Só que esses países não têm nada em comum, como revela, agora, a posição da China.

A Rússia cresce por causa do seu petróleo e não tem absolutamente nenhum interesse comercial comum com os outros três, muito menos com o Brasil, exportador de commodities agrícolas.

A China... bem, a China está por cima, quer matérias-primas do Brasil, pode comprá-las,mas está comprando cada vez mais nos EUA. A China sabe muito bem que, com sua moeda desvalorizada e o seu preço às vezes irrisório, calculado em salários aviltantes, pode competir com êxito com qualquer país dos Brics, até mesmo no seu mercado interno.

Veja-se o Brasil, em que fábricas se transformam em montadoras de produtos.

PROTECIONISMO AUMENTA

E é neste momento em que Doha fracassa sob o impacto de divisões internas e em que a China diz que ninguém mexe com a sua indústria que nós vamos iniciar reuniões com os quatro que não têm nada a ver com isso...

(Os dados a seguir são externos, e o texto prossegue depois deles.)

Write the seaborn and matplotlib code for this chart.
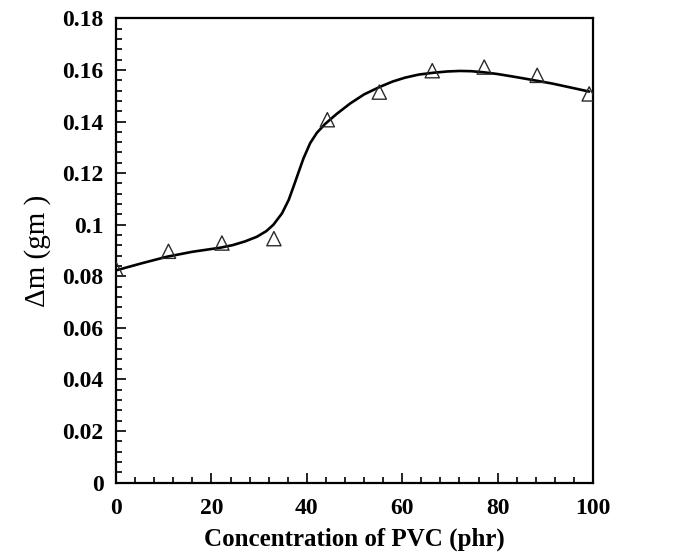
import matplotlib
matplotlib.use("Agg")
import matplotlib.pyplot as plt
from matplotlib.ticker import MultipleLocator, FuncFormatter
import seaborn as sns
import pandas as pd

# Measured mass change versus PVC loading
pvc_phr = [0, 11, 22.2, 33.1, 44.3, 55.2, 66.3, 77.2, 88.3, 99.2]
delta_m = [0.0828, 0.0897, 0.0929, 0.0946, 0.1407, 0.1514, 0.1597, 0.1611, 0.1579, 0.1507]

# Fitted trend curve
fit_x = [0.2, 5.5, 10.7, 16.0, 21.9, 24.5, 27.0, 29.5, 31.5, 33.0, 34.8,
         36.2, 37.2, 38.3, 39.3, 40.7, 42.1, 43.8, 46.3, 49.1, 52.0, 55.4,
         58.0, 60.6, 63.5, 66.5, 69.5, 72.1, 74.5, 77.0, 80.0, 83.3, 85.8,
         88.2, 91.5, 94.5, 97.0, 99.2]
fit_y = [0.0824, 0.0851, 0.0876, 0.0895, 0.0911, 0.0921, 0.0935, 0.0953,
         0.0975, 0.1000, 0.1044, 0.1096, 0.1147, 0.1205, 0.1257, 0.1316,
         0.1356, 0.1390, 0.1430, 0.1470, 0.1505, 0.1535, 0.1555, 0.1570,
         0.1582, 0.1589, 0.1594, 0.1596, 0.1595, 0.1591, 0.1584, 0.1574,
         0.1566, 0.1558, 0.1547, 0.1535, 0.1525, 0.1516]

points = pd.DataFrame({"x": pvc_phr, "y": delta_m})
curve = pd.DataFrame({"x": fit_x, "y": fit_y})

sns.set_theme(style="ticks")
plt.rcParams["font.family"] = ["Liberation Serif", "DejaVu Serif"]

fig = plt.figure(figsize=(6.75, 5.55), dpi=100)
ax = fig.add_axes([0.1719, 0.1303, 0.7066, 0.8367])

sns.lineplot(data=curve, x="x", y="y", ax=ax, color="black", linewidth=1.9,
             sort=False)
sns.scatterplot(data=points, x="x", y="y", ax=ax, marker="^", s=105,
                facecolor="none", edgecolor="#2a2a2a", linewidth=1.0,
                zorder=3)

ax.set_xlim(0, 100)
ax.set_ylim(0, 0.18)
ax.xaxis.set_major_locator(MultipleLocator(20))
ax.xaxis.set_minor_locator(MultipleLocator(4))
ax.yaxis.set_major_locator(MultipleLocator(0.02))
ax.yaxis.set_minor_locator(MultipleLocator(0.004))
ax.yaxis.set_major_formatter(FuncFormatter(lambda v, p: f"{round(v, 3):g}"))

for s in ax.spines.values():
    s.set_linewidth(1.6)
    s.set_color("black")

ax.tick_params(which="both", direction="in", top=False, right=False,
               colors="black", labelcolor="black", width=1.2)
ax.tick_params(which="major", length=7, labelsize=17)
ax.tick_params(axis="y", which="major", pad=9)
ax.tick_params(axis="x", which="major", pad=11)
ax.tick_params(which="minor", length=4.5)
for lab in ax.get_xticklabels() + ax.get_yticklabels():
    lab.set_fontweight("bold")

ax.set_xlabel("Concentration of PVC (phr)", fontsize=18, fontweight="bold",
              labelpad=6, color="black")
ax.set_ylabel("\u0394m (gm )", fontsize=21, labelpad=8, color="black")

fig.savefig("out.png", dpi=100)
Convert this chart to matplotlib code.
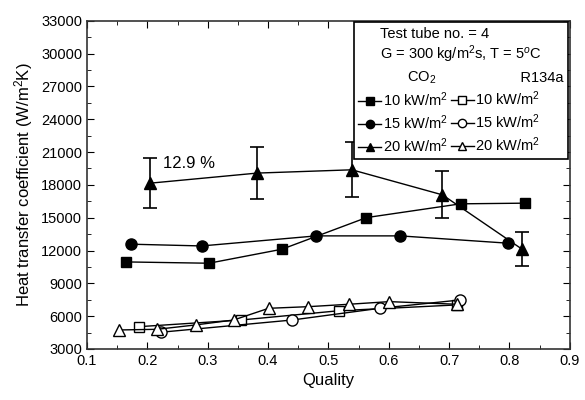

Enquanto nossos diplomatas tagarelam animadamente em Genebra e outras capitais exóticas, mesmo com um aumento das exportações, que agora se acomodam, continuamos a perder espaço para outros países num mercado mundial cada vez mais competitivo e distorcido por protecionismo. Um protecionismo que só tende a aumentar, na medida em que as duas principais economias mundiais, a européia e a americana, mostram fortes sinais de desaceleração.

A seguir assim, seremos o que representa só 1%, o que chegou tarde, quando a festa já estava acabando.